## DATASET SECTION
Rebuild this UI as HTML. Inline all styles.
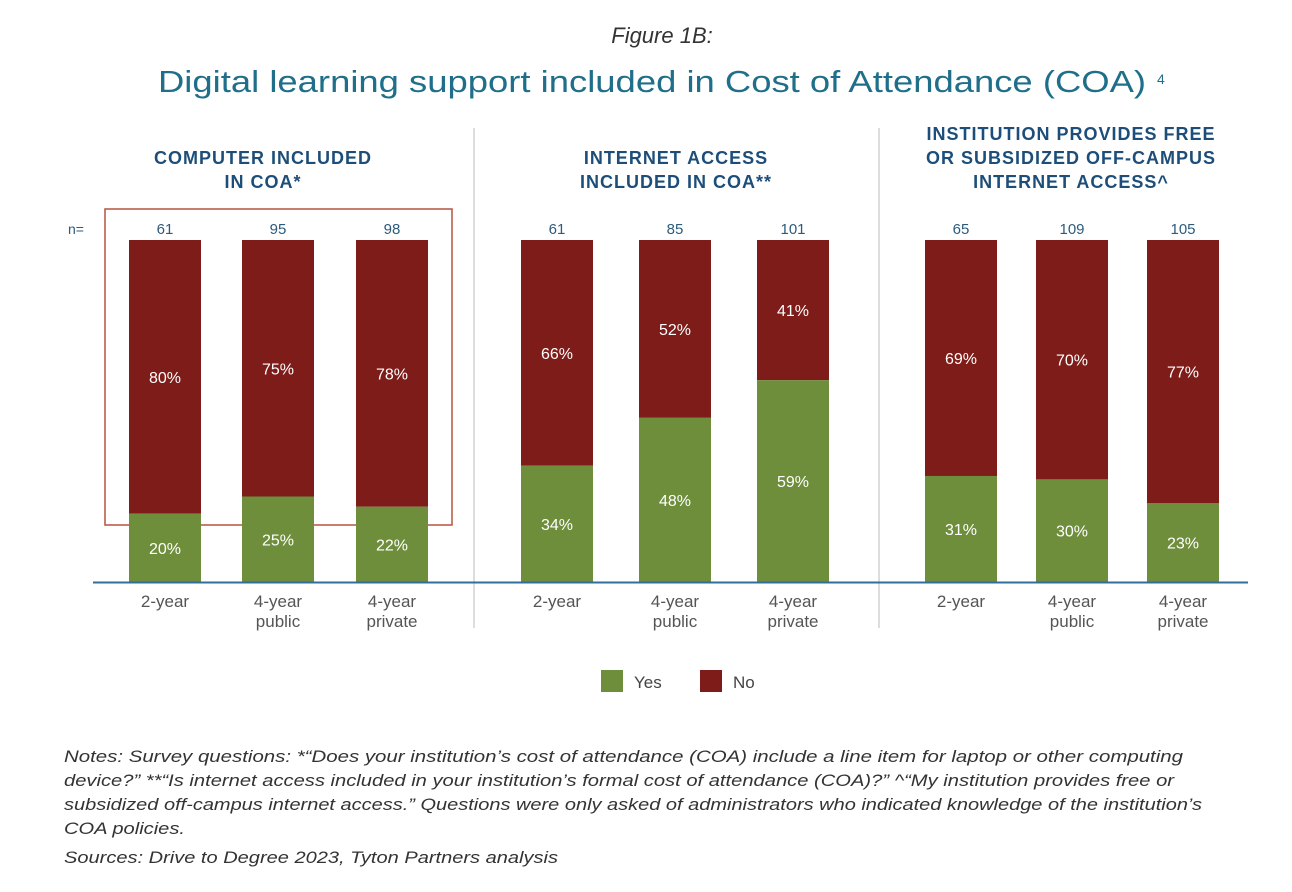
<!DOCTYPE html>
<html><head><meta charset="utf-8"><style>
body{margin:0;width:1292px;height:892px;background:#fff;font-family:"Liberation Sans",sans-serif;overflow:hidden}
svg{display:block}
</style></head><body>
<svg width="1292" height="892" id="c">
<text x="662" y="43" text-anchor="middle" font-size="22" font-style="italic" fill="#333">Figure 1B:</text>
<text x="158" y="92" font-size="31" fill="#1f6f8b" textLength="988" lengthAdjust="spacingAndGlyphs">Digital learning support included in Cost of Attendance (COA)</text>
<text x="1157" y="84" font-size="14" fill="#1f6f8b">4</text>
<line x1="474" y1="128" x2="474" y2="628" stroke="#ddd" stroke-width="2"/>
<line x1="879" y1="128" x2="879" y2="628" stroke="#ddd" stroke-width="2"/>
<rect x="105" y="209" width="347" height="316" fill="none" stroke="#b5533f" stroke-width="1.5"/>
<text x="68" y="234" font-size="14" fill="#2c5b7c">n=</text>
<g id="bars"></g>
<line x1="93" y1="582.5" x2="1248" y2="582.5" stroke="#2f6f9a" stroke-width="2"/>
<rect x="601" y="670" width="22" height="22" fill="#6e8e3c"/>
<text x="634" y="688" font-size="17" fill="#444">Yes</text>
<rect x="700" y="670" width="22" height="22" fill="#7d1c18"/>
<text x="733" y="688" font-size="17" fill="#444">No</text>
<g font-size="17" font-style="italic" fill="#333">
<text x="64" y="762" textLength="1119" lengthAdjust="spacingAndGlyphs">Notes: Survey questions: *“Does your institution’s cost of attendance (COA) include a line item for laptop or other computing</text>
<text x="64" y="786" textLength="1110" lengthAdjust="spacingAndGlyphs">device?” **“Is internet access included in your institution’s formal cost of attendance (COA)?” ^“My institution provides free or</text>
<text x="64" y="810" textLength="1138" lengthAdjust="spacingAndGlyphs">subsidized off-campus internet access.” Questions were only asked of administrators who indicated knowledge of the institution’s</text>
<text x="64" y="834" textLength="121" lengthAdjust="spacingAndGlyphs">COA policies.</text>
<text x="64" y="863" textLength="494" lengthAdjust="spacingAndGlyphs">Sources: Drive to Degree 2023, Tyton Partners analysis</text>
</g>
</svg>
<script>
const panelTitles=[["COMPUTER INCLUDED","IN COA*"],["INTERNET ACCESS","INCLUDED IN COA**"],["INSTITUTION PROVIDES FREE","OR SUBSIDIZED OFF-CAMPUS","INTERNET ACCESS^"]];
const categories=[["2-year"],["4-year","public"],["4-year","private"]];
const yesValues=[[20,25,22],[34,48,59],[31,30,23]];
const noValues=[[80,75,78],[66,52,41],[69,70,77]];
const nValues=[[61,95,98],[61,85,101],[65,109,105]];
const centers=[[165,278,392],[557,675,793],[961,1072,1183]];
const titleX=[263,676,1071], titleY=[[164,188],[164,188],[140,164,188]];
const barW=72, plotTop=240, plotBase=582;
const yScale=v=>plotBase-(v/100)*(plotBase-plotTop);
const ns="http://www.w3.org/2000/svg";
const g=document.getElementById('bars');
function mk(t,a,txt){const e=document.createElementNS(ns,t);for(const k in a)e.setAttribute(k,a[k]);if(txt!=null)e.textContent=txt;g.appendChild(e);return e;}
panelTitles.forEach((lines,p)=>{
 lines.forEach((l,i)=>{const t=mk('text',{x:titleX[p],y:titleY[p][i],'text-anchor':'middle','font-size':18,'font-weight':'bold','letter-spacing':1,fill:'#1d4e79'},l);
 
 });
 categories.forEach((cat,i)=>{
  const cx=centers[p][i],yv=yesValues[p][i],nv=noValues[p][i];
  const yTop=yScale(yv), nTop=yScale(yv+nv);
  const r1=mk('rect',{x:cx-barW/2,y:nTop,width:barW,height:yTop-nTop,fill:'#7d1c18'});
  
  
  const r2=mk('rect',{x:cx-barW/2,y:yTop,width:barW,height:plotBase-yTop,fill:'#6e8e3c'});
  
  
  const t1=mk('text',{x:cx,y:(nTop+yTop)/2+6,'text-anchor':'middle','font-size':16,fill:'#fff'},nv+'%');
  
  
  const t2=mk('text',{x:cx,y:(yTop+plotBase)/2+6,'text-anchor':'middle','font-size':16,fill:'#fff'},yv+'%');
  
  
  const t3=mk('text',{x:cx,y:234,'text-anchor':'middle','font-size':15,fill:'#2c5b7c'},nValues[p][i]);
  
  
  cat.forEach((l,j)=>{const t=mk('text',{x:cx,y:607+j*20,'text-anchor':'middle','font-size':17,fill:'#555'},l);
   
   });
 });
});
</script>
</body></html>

## PROBLEM
Could you repeat all of the material exactly? Pictures should not be copied.

## RESPONSE TO THE EXERCISE
Rebuild this UI as HTML. Inline all styles.
<!DOCTYPE html>
<html><head><meta charset="utf-8"><style>
body{margin:0;width:1292px;height:892px;background:#fff;font-family:"Liberation Sans",sans-serif;overflow:hidden}
svg{display:block}
</style></head><body>
<svg width="1292" height="892" id="c">
<text x="662" y="43" text-anchor="middle" font-size="22" font-style="italic" fill="#333">Figure 1B:</text>
<text x="158" y="92" font-size="31" fill="#1f6f8b" textLength="988" lengthAdjust="spacingAndGlyphs">Digital learning support included in Cost of Attendance (COA)</text>
<text x="1157" y="84" font-size="14" fill="#1f6f8b">4</text>
<line x1="474" y1="128" x2="474" y2="628" stroke="#ddd" stroke-width="2"/>
<line x1="879" y1="128" x2="879" y2="628" stroke="#ddd" stroke-width="2"/>
<rect x="105" y="209" width="347" height="316" fill="none" stroke="#b5533f" stroke-width="1.5"/>
<text x="68" y="234" font-size="14" fill="#2c5b7c">n=</text>
<g id="bars"></g>
<line x1="93" y1="582.5" x2="1248" y2="582.5" stroke="#2f6f9a" stroke-width="2"/>
<rect x="601" y="670" width="22" height="22" fill="#6e8e3c"/>
<text x="634" y="688" font-size="17" fill="#444">Yes</text>
<rect x="700" y="670" width="22" height="22" fill="#7d1c18"/>
<text x="733" y="688" font-size="17" fill="#444">No</text>
<g font-size="17" font-style="italic" fill="#333">
<text x="64" y="762" textLength="1119" lengthAdjust="spacingAndGlyphs">Notes: Survey questions: *“Does your institution’s cost of attendance (COA) include a line item for laptop or other computing</text>
<text x="64" y="786" textLength="1110" lengthAdjust="spacingAndGlyphs">device?” **“Is internet access included in your institution’s formal cost of attendance (COA)?” ^“My institution provides free or</text>
<text x="64" y="810" textLength="1138" lengthAdjust="spacingAndGlyphs">subsidized off-campus internet access.” Questions were only asked of administrators who indicated knowledge of the institution’s</text>
<text x="64" y="834" textLength="121" lengthAdjust="spacingAndGlyphs">COA policies.</text>
<text x="64" y="863" textLength="494" lengthAdjust="spacingAndGlyphs">Sources: Drive to Degree 2023, Tyton Partners analysis</text>
</g>
</svg>
<script>
const panelTitles=[["COMPUTER INCLUDED","IN COA*"],["INTERNET ACCESS","INCLUDED IN COA**"],["INSTITUTION PROVIDES FREE","OR SUBSIDIZED OFF-CAMPUS","INTERNET ACCESS^"]];
const categories=[["2-year"],["4-year","public"],["4-year","private"]];
const yesValues=[[20,25,22],[34,48,59],[31,30,23]];
const noValues=[[80,75,78],[66,52,41],[69,70,77]];
const nValues=[[61,95,98],[61,85,101],[65,109,105]];
const centers=[[165,278,392],[557,675,793],[961,1072,1183]];
const titleX=[263,676,1071], titleY=[[164,188],[164,188],[140,164,188]];
const barW=72, plotTop=240, plotBase=582;
const yScale=v=>plotBase-(v/100)*(plotBase-plotTop);
const ns="http://www.w3.org/2000/svg";
const g=document.getElementById('bars');
function mk(t,a,txt){const e=document.createElementNS(ns,t);for(const k in a)e.setAttribute(k,a[k]);if(txt!=null)e.textContent=txt;g.appendChild(e);return e;}
panelTitles.forEach((lines,p)=>{
 lines.forEach((l,i)=>{const t=mk('text',{x:titleX[p],y:titleY[p][i],'text-anchor':'middle','font-size':18,'font-weight':'bold','letter-spacing':1,fill:'#1d4e79'},l);
 
 });
 categories.forEach((cat,i)=>{
  const cx=centers[p][i],yv=yesValues[p][i],nv=noValues[p][i];
  const yTop=yScale(yv), nTop=yScale(yv+nv);
  const r1=mk('rect',{x:cx-barW/2,y:nTop,width:barW,height:yTop-nTop,fill:'#7d1c18'});
  
  
  const r2=mk('rect',{x:cx-barW/2,y:yTop,width:barW,height:plotBase-yTop,fill:'#6e8e3c'});
  
  
  const t1=mk('text',{x:cx,y:(nTop+yTop)/2+6,'text-anchor':'middle','font-size':16,fill:'#fff'},nv+'%');
  
  
  const t2=mk('text',{x:cx,y:(yTop+plotBase)/2+6,'text-anchor':'middle','font-size':16,fill:'#fff'},yv+'%');
  
  
  const t3=mk('text',{x:cx,y:234,'text-anchor':'middle','font-size':15,fill:'#2c5b7c'},nValues[p][i]);
  
  
  cat.forEach((l,j)=>{const t=mk('text',{x:cx,y:607+j*20,'text-anchor':'middle','font-size':17,fill:'#555'},l);
   
   });
 });
});
</script>
</body></html>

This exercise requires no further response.